A justificação da “pessoa humana”, em oposição ao indivíduo biológico, está, portanto, intimamente ligada, no âmbito da esfera objetivante, ao seu sobrevoo consciente da totalidade, pelo menos teórica, das essências e do mundo, e à sua inserção em uma totalidade concreta que é ela mesma uma “parte” do mundo. A diferença entre o indivíduo e a pessoa não se traduz aqui por uma tomada de consciência da irredutibilidade de cada “alma humana”, que seria dotada de um destino rigorosamente individual, ao mesmo tempo cósmico e supracósmico, mas pelo fato de que a “essência-humanidade” — ou melhor, a subjetividade humana — toma consciência de si mesma enquanto se encarna em individualidades bio-sociológicas, à semelhança de outras “essências” biológicas, e enquanto realiza seu destino em um devir que diz respeito a coletividades humanas. Essas coletividades são, em certo sentido, análogas às coletividades animais; mas apenas em certo sentido, pois a diferença mais notável que o “conhecimento objetivante” é capaz de discernir entre a individualidade na qual se encarnam as essências específicas não humanas e a individualidade na qual se encarna a subjetividade humana consiste talvez, além do autoconhecimento, no aspecto histórico desse devir, no caráter não fechado das totalidades nas quais ele se realiza. A diferença não reside em uma individuação mais rigorosa do devir, pois trata-se sempre do devir da essência específica enquanto se encarna em indivíduos e coletividades. Como foi muitas vezes [141] destacado — e especialmente por Hegel1 —, essa diferença se traduz principalmente pelo caráter histórico e progressivo ligado à maior plasticidade da essência humana, que se opõe ao caráter mais2 circular do devir biológico em geral.
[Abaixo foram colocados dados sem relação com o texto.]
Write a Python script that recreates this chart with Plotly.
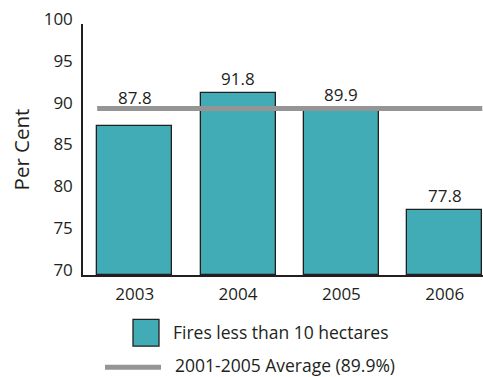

A historicidade do devir, que caracteriza a humanidade enquanto essência específica encarnada em indivíduos integrados em coletividades, implica, na perspectiva objetivante, que a subjetividade humana, ao contrário das essências que ela desvela no mundo, não é uma quase entidade fechada na perfeição de sua essência: enquanto os seres biológicos3 aparecem como a encarnação de uma essência nitidamente determinada e praticamente imutável, cujo devir temporal serve apenas para manifestar seu conteúdo, parece que a temporalidade é como constitutiva da própria essência da realidade humana. Esta, ao contrário das outras essências encarnadas, revela-se capaz de um autoconhecimento, mas o próprio objeto desse conhecimento é modificado pelo tempo que ela cria ao mesmo tempo que ele a cria, devido ao seu modo de ser fundamental. Ela, que desvela o sentido de todas as essências que se encarnam no mundo, nunca pode apreender de imediato o sentido de sua própria essência — ou melhor, só o apreende ao criá-lo, em certa medida, ao longo de um devir que lhe revela progressivamente as possibilidades que ela mesma continha, na infinita diversidade dos planos aos quais se articula sua atividade (teórica, ética, cultural, política, etc.).

É assim que se manifesta, no âmbito da esfera lógica, o caráter de liberdade inerente à Pessoa humana. Teremos de precisar mais adiante os aspectos que revestem a Personalidade e a Liberdade humana no âmbito da esfera objetivante. Mas, antes, é necessário examinar mais de perto o conteúdo objetivo do conhecimento humano em suas relações com a individualidade em um duplo plano:

a) O de sua encarnação espacial nessas “totalidades cósmicas” que constituem as coletividades humanas;
b) O de sua manifestação temporal, onde se traduz a aventura da realidade humana através das vicissitudes históricas dessas diversas coletividades.


  1. Morceaux choisis, Gallimard, p. 218. 

  2. O “fato” ou, melhor, a “hipótese” de uma evolução da espécie se apagando praticamente diante de sua permanência

  3. Os “seres”, não esqueçamos, são aqui as essências específicas enquanto atualizadas pelos indivíduos e pelas coletividades biológicas, e não os indivíduos considerados em si mesmos.